AMD warned that both client and gaming revenue in the second half of the year would decline by more than 20% compared to the first half because of higher memory and component costs.
" Similar to the PC market, we believe that second half demand in gaming will be impacted by higher memory and component costs, and we are planning the business accordingly," said Su.
Embedded: Slow growth, good prospects
AMD's embedded revenue reached $873 million, up 6% year-over-year as industrial and edge demand improved. The business unit generated $338 million operating income, up from $328 million a year ago. The success of AMD's embedded division was driven by the company's strong positions across a variety of market segments that span from aerospace to communications and from defense to scientific applications.

"Design win momentum for [embedded products] grew by a double-digit percentage year over year, with billions of dollars in new wins across markets, reflecting the continued expansion of our embedded business from a primarily FPGA-focused portfolio to a broader set of adaptive embedded x86 and semi-custom solutions, significantly expanding our TAM," said Su.
Q2 outlook: Massive growth expected
AMD projects Q2 2026 revenue to reach about $11.2 billion ± $300 million.
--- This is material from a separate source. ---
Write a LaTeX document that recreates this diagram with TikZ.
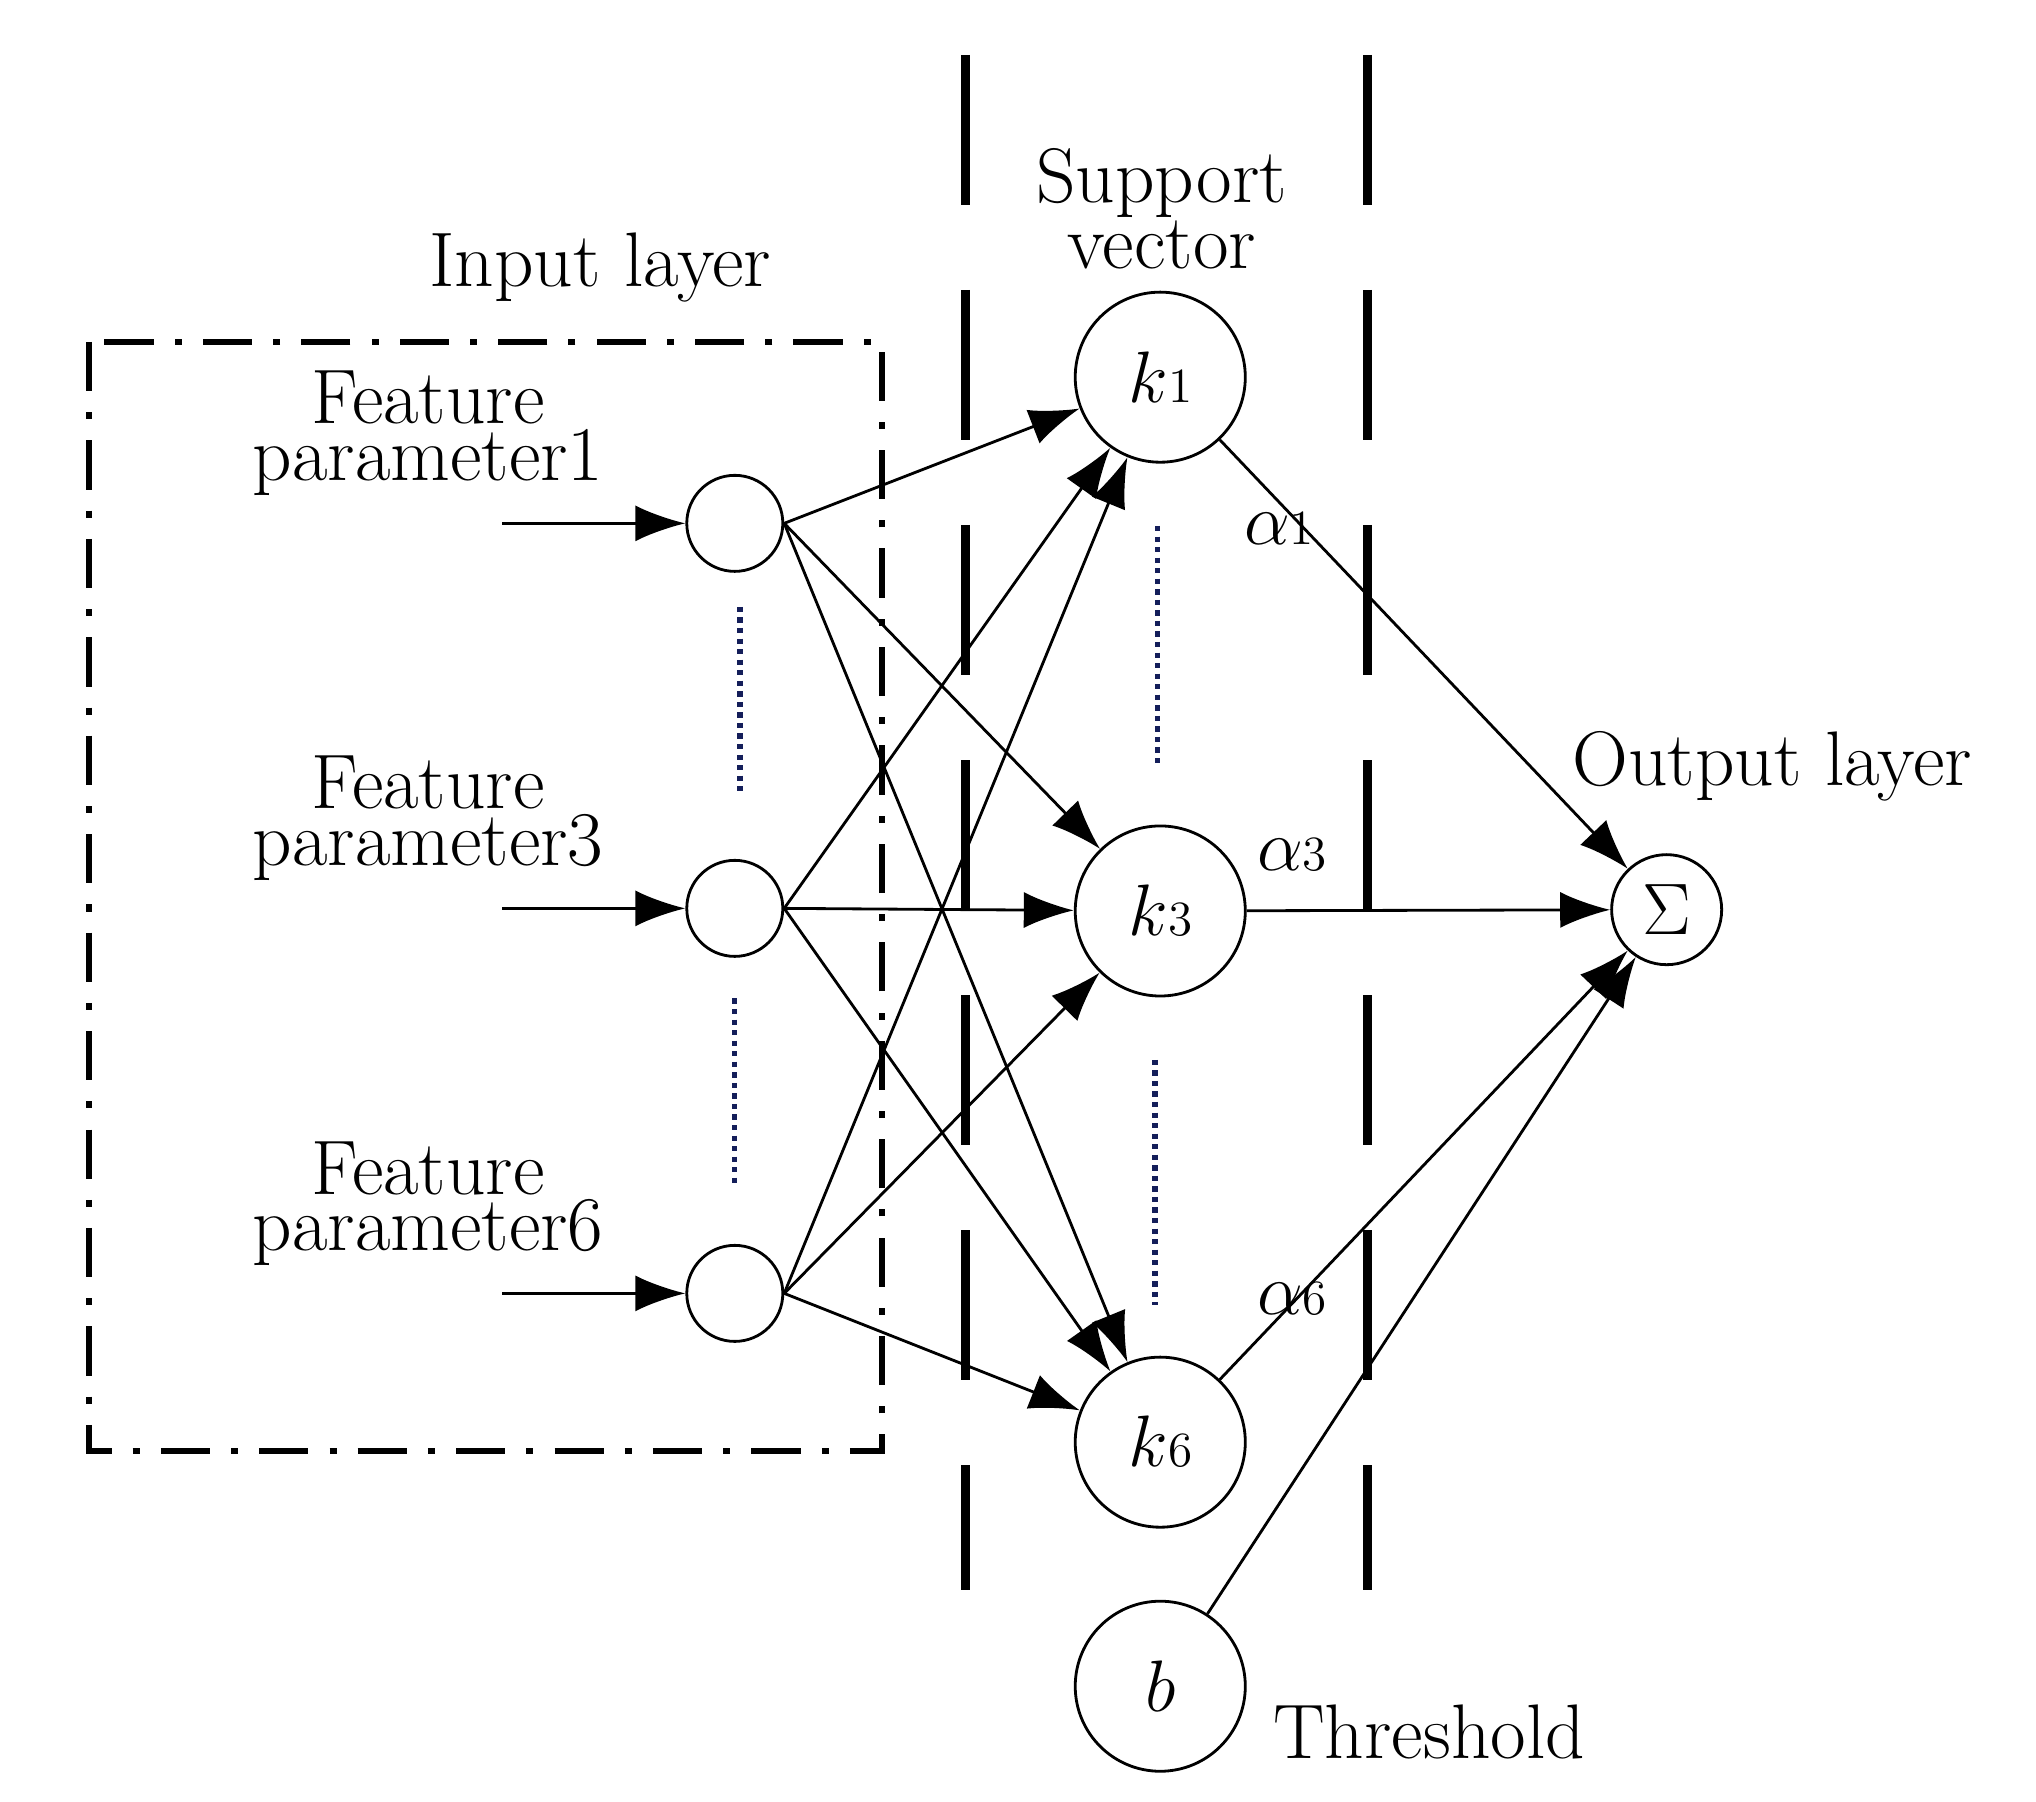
\documentclass[tikz,border=0pt]{standalone}
\usetikzlibrary{arrows.meta}
\tikzset{
  neuron/.style={draw, circle, thick, minimum size=#1, inner sep=0pt},
  conn/.style={thick, -{Latex[length=0.5cm,width=0.36cm]}},
  lbl/.style={font=\fontsize{22}{16}\selectfont, align=center},
  sep/.style={line width=2.6pt, dash pattern=on 1.5cm off 0.85cm},
  dots/.style={line width=1.5pt, dash pattern=on 1.5pt off 1.5pt, draw={rgb,255:red,20;green,30;blue,90}}
}
\newcommand\subn[1]{{\fontsize{14}{14}\selectfont #1}}
\begin{document}
\begin{tikzpicture}[x=0.01305cm, y=-0.01305cm]
  \useasboundingbox (0,0) rectangle (1560,1380);

  \draw[line width=1.8pt, dash pattern=on 14pt off 6pt on 2pt off 6pt] (68,262) rectangle (676,1112);
  \draw[sep] (740,42) -- (740,1218);
  \draw[sep] (1048,42) -- (1048,1218);

  \node[neuron=0.96cm] (i1) at (563,401) {};
  \node[neuron=0.96cm] (i3) at (563,696) {};
  \node[neuron=0.96cm] (i6) at (563,991) {};
  \node[neuron=1.7cm, lbl] (k1) at (889,289) {$k$\subn{1}};
  \node[neuron=1.7cm, lbl] (k3) at (889,698) {$k$\subn{3}};
  \node[neuron=1.7cm, lbl] (k6) at (889,1105) {$k$\subn{6}};
  \node[neuron=1.7cm, lbl] (b) at (889,1292) {$b$};
  \node[neuron=1.1cm, lbl] (s) at (1277,697) {$\Sigma$};

  \foreach \n in {1,3,6} {
    \coordinate (f\n) at (385,{401+(\n>1)*295+(\n>3)*295});
    \draw[conn] (f\n) -- (i\n);
    \node[lbl, inner sep=0pt] at (328,{332+(\n>1)*295+(\n>3)*295}) {Feature\\parameter\n};
    \foreach \k in {1,3,6}
      \draw[conn] (i\n.east) -- (k\k);
  }
  \draw[conn] (k1) -- (s);
  \draw[conn] (k3) -- (s);
  \draw[conn] (k6) -- (s);
  \draw[conn] (b) -- (s);

  \draw[dots] (567,465) -- (567,607);
  \draw[dots] (563,765) -- (563,908);
  \draw[dots] (887,403) -- (887,588);
  \draw[dots] (885,812) -- (885,1000);

  \node[lbl] at (980,405) {$\alpha$\subn{1}};
  \node[lbl] at (990,655) {$\alpha$\subn{3}};
  \node[lbl] at (990,995) {$\alpha$\subn{6}};
  \node[lbl] at (460,205) {Input layer};
  \node[lbl] at (890,160) {Support\\vector};
  \node[lbl] at (1358,587) {Output layer};
  \node[lbl] at (1095,1327) {Threshold};
\end{tikzpicture}
\end{document}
At the midpoint of the guidance, this would represent a 46% increase compared to the same period last year and about 9% growth sequentially. The company also expects non-GAAP gross margin to be around 56%.
"[Q2 results will be ]driven by a very strong growth in our data center segment, [modest] growth in our client and the gaming segment, and a double-digit growth in our embedded segment," said Jean Hu, AMD executive vice president, CFO and treasurer.